Selon Le Dû (2012:98), hag eñ s'emploie surtout en trégorrois en enchâssées.


(1) N'êllɑ̃-ke laad ag ẽ mó fin.
ne'peux-pas dire si aurai fini
'Je ne puis pas te dire si j'aurai fini.' Trégorrois (Plougrescant), Le Dû (2012:99)

horizons comparatifs

L'interrogatif ha(g) (eñ) breton existe aussi en enchâssées. En français, les questions oui/non sont réalisées différemment suivant que la proposition est une matrice (est-ce que P) ou une enchâssée (Je me demande si P). En breton, la distinction matrice/enchâssée n'est pas différenciée morphologiquement sur la particule ha(g). Cependant, l'intonation montante ne peut réaliser une tête de question oui/non qu'en matrice.


réponses à une question oui/non

Répondre à une "question oui / non" par l'affirmative en français implique de prendre en compte si cette question est négative ou positive (oui vs. si).


En breton, cette prise en compte s'étend aux réponses négatives, où le verbe fléchi est répété.


(2) Plijout a ra dit? - (Në) ra kët!
plaire R fait à.toi - ne fait pas
'Ça te plait? - Non!' Goëlo, Koadig (2010:42)


Pour en savoir plus, se reporter à la fiche sur les réponses aux questions.

Sémantique

Certains adverbes ont besoin du contexte de l'interrogation pour être autorisés dans la phrase. Par exemple, biskoazh en (3) est autorisé par la présence de ha qui marque l'interrogation. La phrase déclarative correspondante serait agrammaticale ou interprétée comme négative (*Klevet ac'h eus en deus biskoazh bet aon.)


(4) Ha klevet ec'h eus en defe biskoazh bet aon?
Q entendu R.2SG a R.3SGM aurait jamais eu peur
'As-tu entendu qu'il aurait jamais (la moindre fois) eu peur?' Standard, An Here (2001:§'biskoazh')


Stylistique

Dans les questions polaires où le locuteur attend une réponse positive, l'usage de la négation est préféré (Bouzeg 1986:37).

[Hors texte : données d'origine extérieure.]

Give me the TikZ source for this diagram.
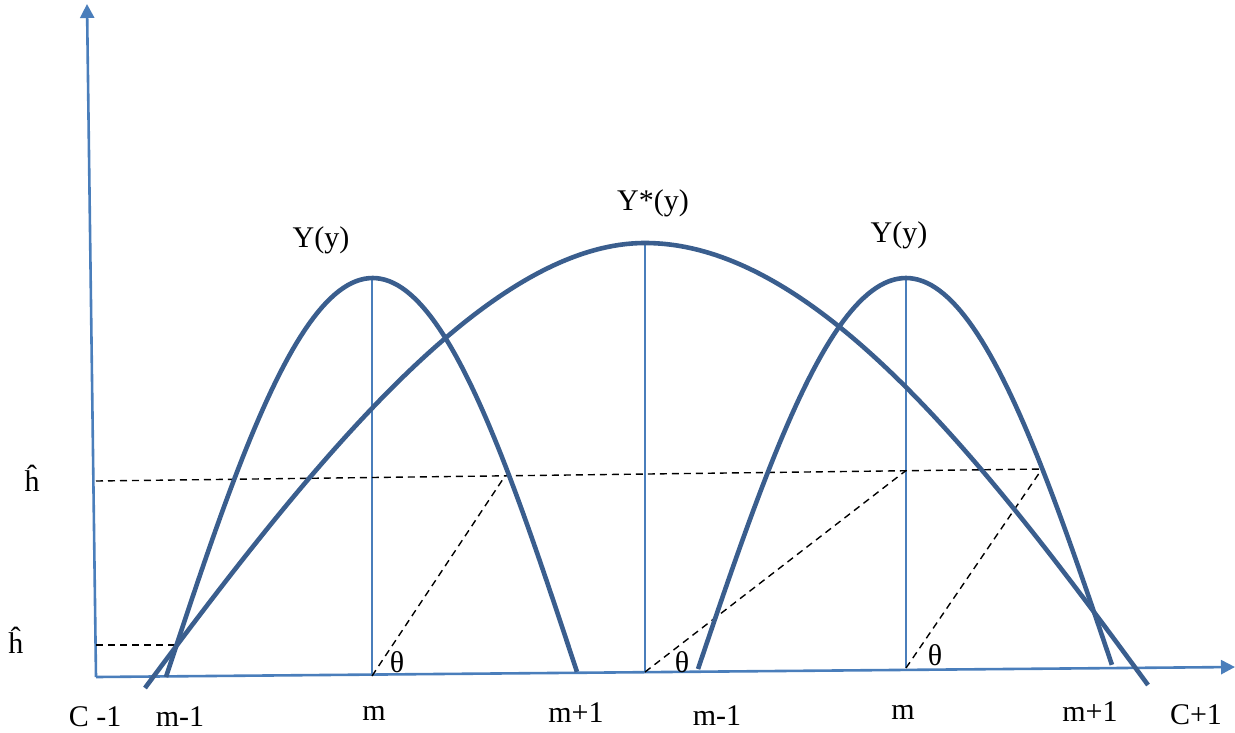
\documentclass[tikz,border=0pt]{standalone}
\usepackage{fontspec}
\setmainfont{Liberation Serif}
\usetikzlibrary{arrows.meta}
\definecolor{curvecol}{HTML}{3A5E8E}
\definecolor{axiscol}{HTML}{4A7EBB}
\tikzset{
  axisline/.style={draw=axiscol, line width=2.6pt, -{Triangle[width=14pt,length=14pt]}},
  thinline/.style={draw=axiscol, line width=1.4pt},
  curveline/.style={draw=curvecol, line width=4.6pt, line cap=butt, line join=round},
  dashline/.style={draw=black, line width=1.4pt, dash pattern=on 7pt off 5pt},
  lbl/.style={font=\fontsize{30}{36}\selectfont, inner sep=0pt, text=black}
}
\begin{document}
\begin{tikzpicture}[x=1pt,y=-1pt]
\useasboundingbox (0,0) rectangle (1235,732);
% key points
\coordinate (O) at (96,677);
\coordinate (ytop) at (87,4);
\coordinate (xend) at (1235,667);
\coordinate (mA) at (372,676);
\coordinate (pA) at (372,278);
\coordinate (mC) at (645,672);
\coordinate (pC) at (645,243);
\coordinate (mB) at (906,668);
\coordinate (pB) at (906,278);
\coordinate (hL) at (96,481);
\coordinate (hR) at (1042,469);
\coordinate (hA) at (505,476);
\coordinate (hB) at (906,470.5);
\coordinate (lL) at (96,645);
\coordinate (lR) at (176,645);
\coordinate (sL) at (145,688);
\coordinate (sR) at (1148,685);

% axes
\draw[axisline] (O) -- (ytop);
\draw[axisline] (O) -- (xend);

% thin verticals
\draw[thinline] (pA) -- (mA);
\draw[thinline] (pC) -- (mC);
\draw[thinline] (pB) -- (mB);

% dashed lines
\draw[dashline] (hL) -- (hR);
\draw[dashline] (lL) -- (lR);
\draw[dashline] (mA) -- (hA);
\draw[dashline] (mC) -- (hB);
\draw[dashline] (mB) -- (hR);

% small curves Y(y)
\draw[curveline]
  plot[domain=1:0,samples=50,variable=\t] ({372.7-206.7*\t},{278+399*(1-cos(90*\t))})
  -- plot[domain=0:1,samples=50,variable=\t] ({372.7+204.3*\t},{278+394*(1-cos(90*\t))});
\draw[curveline]
  plot[domain=1:0,samples=50,variable=\t] ({906-208*\t},{278+391*(1-cos(90*\t))})
  -- plot[domain=0:1,samples=50,variable=\t] ({906+206*\t},{278+387*(1-cos(90*\t))});
% large curve Y*(y)
\draw[curveline] (sL) .. controls (314,460) and (489,243) .. (pC)
  .. controls (816,243) and (986,464) .. (sR);

% labels
\node[lbl] (tYL) at (321,240) {Y(y)};
\node[lbl] (tYS) at (653,203) {Y*(y)};
\node[lbl] (tYR) at (899,235) {Y(y)};
\node[lbl] (h1) at (32,478) {ĥ};
\node[lbl] (h2) at (16,640) {ĥ};
\node[lbl] (th1) at (397,662) {θ};
\node[lbl] (th2) at (682,662) {θ};
\node[lbl] (th3) at (935,655) {θ};
\node[lbl] (b1) at (95,717) {C -1};
\node[lbl] (b2) at (180,717) {m-1};
\node[lbl] (b3) at (374,713) {m};
\node[lbl] (b4) at (576,713) {m+1};
\node[lbl] (b5) at (717,716) {m-1};
\node[lbl] (b6) at (903,712) {m};
\node[lbl] (b7) at (1090,712) {m+1};
\node[lbl] (b8) at (1196,715) {C+1};
\end{tikzpicture}
\end{document}
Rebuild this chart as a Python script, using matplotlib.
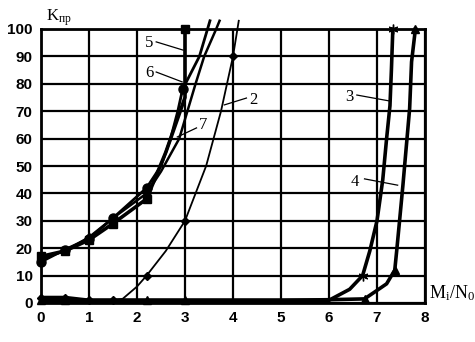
import matplotlib
matplotlib.use("Agg")
from matplotlib import pyplot as plt

plt.rcParams["font.family"] = ["Liberation Serif", "DejaVu Serif"]
plt.rcParams["mathtext.fontset"] = "stix"

# curve 2 (thin, diamonds)
x2 = [0, 0.5, 1, 1.5, 1.7, 2.0, 2.2, 2.6, 3.0, 3.44, 3.75, 4.0, 4.12]
y2 = [2, 2, 1, 1, 1.5, 6, 10, 19, 30, 50, 70, 90, 103]
x2_mark = [0, 0.5, 1, 1.5, 2.2, 3.0, 4.0]
y2_mark = [2, 2, 1, 1, 10, 30, 90]

# curve 3 (thick, stars)
x3 = [0, 0.5, 1, 1.5, 2.2, 3, 4, 5, 6, 6.43, 6.7, 6.85, 7.0, 7.12, 7.2, 7.27, 7.3, 7.33]
y3 = [2, 2, 1, 1, 1, 1, 1, 1, 1, 5, 10, 19, 30, 45, 60, 72, 85, 100]
x3_mark = [6.7, 7.33]
y3_mark = [10, 100]

# curve 4 (thick, triangles)
x4 = [0, 0.5, 1, 1.5, 2.2, 3, 4, 5, 6, 6.74, 6.95, 7.2, 7.37, 7.41, 7.47, 7.54, 7.6, 7.68, 7.72, 7.8]
y4 = [1, 1, 1, 1, 1, 1, 1, 1, 1.2, 1.5, 4, 7, 12, 19, 30, 43, 55, 71, 88, 100]
x4_mark = [0, 0.5, 2.2, 3, 6.74, 7.37, 7.8]
y4_mark = [1, 1, 1, 1, 1.5, 12, 100]

# curve 5 (thick, squares)
x5 = [0, 0.5, 1, 1.5, 2.2, 2.6, 2.9, 3.0, 3.0]
y5 = [17, 19, 23, 29, 38, 55, 70, 75, 100]
x5_mark = [0, 0.5, 1, 1.5, 2.2, 3.0]
y5_mark = [17, 19, 23, 29, 38, 100]

# curve 6 (circles)
x6 = [0, 0.5, 1, 1.5, 2.2, 2.5, 2.7, 2.85, 2.95, 3.3, 3.47, 3.52]
y6 = [15, 19.5, 23.5, 31, 42, 50, 60, 70, 78, 90, 100, 103]
x6_mark = [0, 0.5, 1, 1.5, 2.2, 2.95]
y6_mark = [15, 19.5, 23.5, 31, 42, 78]

# curve 7
x7 = [0, 0.5, 1, 1.5, 2.2, 2.5, 2.88, 3.05, 3.22, 3.4, 3.65, 3.72]
y7 = [16, 19, 24, 31, 40, 48, 60, 70, 80, 90, 100, 103]
x7_mark = [0, 0.5, 1, 1.5, 2.2]
y7_mark = [16, 19, 24, 31, 40]

# curve labels: (text, text x, text y, leader start, leader end)
labels = [
    ("5", 2.25, 95, (2.4, 95.3), (2.96, 92.3)),
    ("6", 2.25, 84, (2.4, 84.3), (2.94, 80.7)),
    ("7", 3.38, 65, (3.24, 63.9), (2.84, 60.6)),
    ("2", 4.42, 74, (4.28, 74.8), (3.82, 72.3)),
    ("3", 6.43, 75, (6.58, 75.9), (7.27, 73.7)),
    ("4", 6.53, 44, (6.74, 45.3), (7.43, 43.0)),
]


def draw_curve(ax, x, y, mx, my, marker, lw, ms):
    ax.plot(x, y, color="black", lw=lw, clip_on=False, zorder=3)
    ax.plot(mx, my, ls="none", marker=marker, color="black", ms=ms, clip_on=False, zorder=4)


def main():
    fig = plt.figure(figsize=(4.75, 3.42), dpi=100)
    ax = fig.add_axes([41 / 475, 1 - 303 / 342, 384 / 475, 274 / 342])

    ax.set_xlim(0, 8)
    ax.set_ylim(0, 100)
    ax.set_xticks(range(0, 9))
    ax.set_yticks(range(0, 101, 10))
    ax.grid(True, color="black", lw=1.6)
    ax.set_axisbelow(True)
    for spine in ax.spines.values():
        spine.set_linewidth(2)
    ax.tick_params(length=0, pad=6, labelsize=11)
    for lab in ax.get_xticklabels() + ax.get_yticklabels():
        lab.set_family("Liberation Sans")
        lab.set_fontweight("bold")

    draw_curve(ax, x2, y2, x2_mark, y2_mark, "D", 1.3, 4)
    draw_curve(ax, x3, y3, x3_mark, y3_mark, (6, 2, 0), 2.6, 7)
    draw_curve(ax, x4, y4, x4_mark, y4_mark, "^", 2.6, 6)
    draw_curve(ax, x5, y5, x5_mark, y5_mark, "s", 2.6, 6)
    draw_curve(ax, x6, y6, x6_mark, y6_mark, "o", 2.0, 6.5)
    draw_curve(ax, x7, y7, x7_mark, y7_mark, "D", 1.8, 4)

    for text, tx, ty, p0, p1 in labels:
        ax.text(tx, ty, text, fontsize=12, ha="center", va="center",
                bbox=dict(fc="white", ec="none", pad=0.5), zorder=5)
        ax.plot([p0[0], p1[0]], [p0[1], p1[1]], color="black", lw=0.9, zorder=5)

    ax.text(0.012, 1.03, r"K$\mathregular{_{пр}}$", transform=ax.transAxes,
            fontsize=12, ha="left", va="baseline")
    ax.text(1.01, 0.0, r"M$_{\mathregular{i}}$/N$_{\mathregular{0}}$", transform=ax.transAxes,
            fontsize=13, ha="left", va="bottom")

    fig.savefig("out.png", dpi=100)


if __name__ == "__main__":
    main()
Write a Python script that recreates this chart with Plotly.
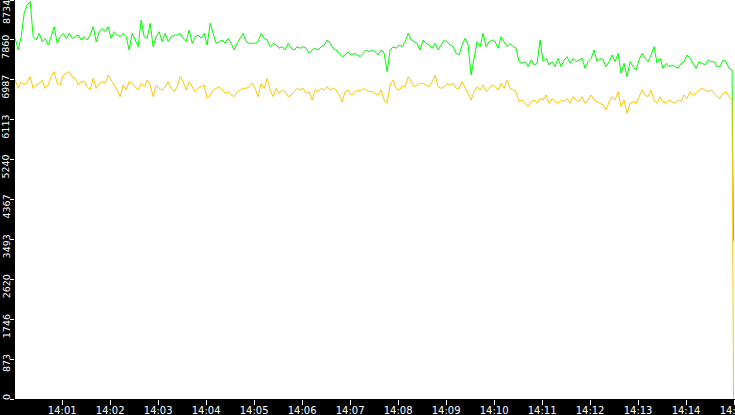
import pandas as pd
import plotly.graph_objects as go

# ---- data ----
green = [
    7894, 7639, 7931, 8442, 8624, 8698, 7931, 7858, 8004, 7821,
    7894, 7748, 7931, 8150, 7785, 7931, 8004, 7894, 8004, 7894,
    7931, 7967, 7858, 7931, 7858, 7967, 8150, 7821, 8040, 8113,
    8040, 8150, 7894, 8040, 7967, 7931, 8004, 7931, 7639, 8004,
    7858, 7712, 8296, 7931, 7894, 8223, 7712, 7931, 8040, 7821,
    8004, 7821, 7931, 7967, 7967, 8004, 7894, 7821, 8077, 7785,
    7931, 7967, 7894, 8004, 7748, 8223, 8004, 7785, 7821, 7858,
    7785, 7894, 7785, 7639, 7785, 7894, 8004, 7821, 7785, 7785,
    7785, 7821, 8004, 7894, 7858, 7712, 7785, 7748, 7676, 7712,
    7639, 7785, 7676, 7639, 7712, 7676, 7712, 7676, 7566, 7639,
    7676, 7639, 7712, 7748, 7858, 7785, 7676, 7639, 7566, 7493,
    7530, 7603, 7530, 7566, 7530, 7493, 7566, 7639, 7603, 7639,
    7603, 7530, 7639, 7566, 7164, 7639, 7712, 7676, 7748, 7712,
    7821, 8004, 7858, 7821, 7785, 7639, 7858, 7785, 7748, 7676,
    7785, 7639, 7748, 7858, 7821, 7748, 7712, 7566, 7530, 7748,
    7894, 7748, 7091, 7493, 7821, 7712, 8004, 7712, 7821, 7858,
    7821, 7676, 7931, 7821, 7712, 7785, 7712, 7676, 7384, 7347,
    7384, 7274, 7420, 7310, 7347, 7858, 7384, 7457, 7310, 7384,
    7274, 7457, 7274, 7420, 7493, 7347, 7457, 7384, 7420, 7457,
    7237, 7384, 7457, 7639, 7384, 7457, 7420, 7274, 7384, 7530,
    7384, 7566, 7128, 7347, 7055, 7384, 7274, 7201, 7420, 7566,
    7457, 7384, 7530, 7712, 7347, 7457, 7237, 7347, 7274, 7310,
    7274, 7237, 7347, 7384, 7530, 7457, 7347, 7237, 7384, 7347,
    7310, 7420, 7384, 7384, 7274, 7274, 7420, 7384, 7237, 7201,
    3460,
]
yellow = [
    6982, 6800, 6946, 6873, 6946, 7055, 6800, 6873, 6909, 6982,
    6800, 6873, 7055, 7164, 6909, 6873, 7092, 7128, 7164, 7055,
    7019, 6873, 6946, 6946, 6836, 6763, 7019, 6800, 6909, 6946,
    6909, 7092, 6982, 6873, 6763, 6617, 6873, 6763, 6946, 6909,
    6836, 6763, 6909, 6836, 6982, 6873, 6617, 6873, 6800, 6763,
    6836, 6946, 6800, 6727, 6836, 7055, 6946, 6763, 6946, 6836,
    6727, 6800, 6836, 6873, 6580, 6654, 6763, 6800, 6836, 6763,
    6690, 6727, 6654, 6617, 6727, 6763, 6800, 6800, 6836, 6909,
    6800, 6617, 6909, 6800, 7019, 6763, 6617, 6800, 6690, 6763,
    6727, 6617, 6654, 6727, 6800, 6763, 6800, 6690, 6727, 6544,
    6763, 6727, 6800, 6763, 6836, 6763, 6800, 6763, 6654, 6507,
    6727, 6763, 6654, 6690, 6763, 6727, 6800, 6763, 6727, 6727,
    6690, 6654, 6763, 6544, 6471, 6873, 6982, 6800, 6763, 6836,
    6836, 7055, 6946, 6836, 6873, 6909, 6909, 6873, 6836, 6946,
    7092, 6836, 6800, 6836, 6909, 6873, 6909, 6800, 6800, 6946,
    6800, 6690, 6544, 6727, 6836, 6763, 6873, 6727, 6800, 6873,
    6836, 6763, 6909, 6800, 6982, 6800, 6763, 6727, 6507, 6544,
    6471, 6398, 6507, 6544, 6471, 6580, 6544, 6654, 6471, 6580,
    6507, 6471, 6544, 6507, 6580, 6471, 6617, 6544, 6507, 6617,
    6471, 6544, 6654, 6544, 6507, 6471, 6434, 6325, 6507, 6617,
    6544, 6727, 6398, 6544, 6252, 6471, 6507, 6471, 6617, 6763,
    6654, 6617, 6763, 6544, 6471, 6617, 6507, 6471, 6544, 6507,
    6471, 6544, 6507, 6654, 6580, 6727, 6654, 6690, 6763, 6800,
    6763, 6727, 6763, 6690, 6617, 6580, 6690, 6727, 6617, 6544,
    0,
]
start_time = "2024-01-01 14:00:01.250"
sample_ms = 3750
end_time = "2024-01-01 14:14:59.400"

y_tick_vals = [0, 873.4, 1746.8, 2620.2, 3493.6, 4367, 5240.4, 6113.8, 6987.2, 7860.6, 8734]
y_tick_text = ["0", "873", "1746", "2620", "3493", "4367", "5240", "6113", "6987", "7860", "8734"]
x_range = ["2024-01-01 14:00:01", "2024-01-01 14:15:01.2"]
y_range = [0, 8734]

times = list(pd.date_range(start_time, periods=len(green) - 1, freq=f"{sample_ms}ms"))
times.append(pd.Timestamp(end_time))

fig = go.Figure()
fig.add_trace(go.Scatter(x=times, y=green, mode="lines",
                         line=dict(color="#00ff00", width=1)))
fig.add_trace(go.Scatter(x=times, y=yellow, mode="lines",
                         line=dict(color="#ffc800", width=1)))

fig.update_layout(
    width=735, height=415,
    margin=dict(l=15, r=0, t=0, b=16),
    paper_bgcolor="black", plot_bgcolor="white",
    showlegend=False,
    font=dict(family="DejaVu Sans", color="white", size=10),
)
fig.update_xaxes(
    type="date", range=x_range, tickformat="%H:%M", dtick=60000,
    tick0="2024-01-01 14:00:00", automargin=False, ticklabeloverflow="allow",
    showgrid=False, zeroline=False, showline=False,
    ticks="outside", ticklen=5, tickcolor="white", tickwidth=1,
    tickfont=dict(size=10, color="white"), ticklabelstandoff=-3,
)
fig.update_yaxes(
    range=y_range, tickvals=y_tick_vals, ticktext=y_tick_text,
    showticklabels=False, automargin=False,
    showgrid=False, zeroline=False, showline=False,
    ticks="outside", ticklen=4, tickcolor="white", tickwidth=1,
)

# rotated y labels, hanging just below their tick (top one kept inside the page)
for v, t in zip(y_tick_vals, y_tick_text):
    fig.add_annotation(
        x=0, xref="paper", y=v, yref="y", text=t, textangle=-90,
        showarrow=False, xanchor="center", yanchor="top",
        xshift=-9, yshift=(1 if v == y_range[1] else 6),
        font=dict(family="DejaVu Sans", size=9.5, color="white"),
        borderpad=0,
    )

fig.write_html(
    "out.html",
    config={"displayModeBar": False},
    post_script="document.body.style.margin='0';document.body.style.background='black';",
)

(1) 'Ma ket distanet al laezh ?
est pas refroidi le lait
'Le lait est-il refroidi?' Haut-cornouaillais (Riec), Bouzeg (1986:37)


(2) 'Peus ket anavezet Soaz ?
3.a pas connu Soaz
'Avez-vous connu Soaz?' Haut-cornouaillais (Riec), Bouzeg (1986:37)


Bibliographie

  • Hemon, R. 1969. 'Hag-eñ', Ar Bed Keltiek 126 : 155-156.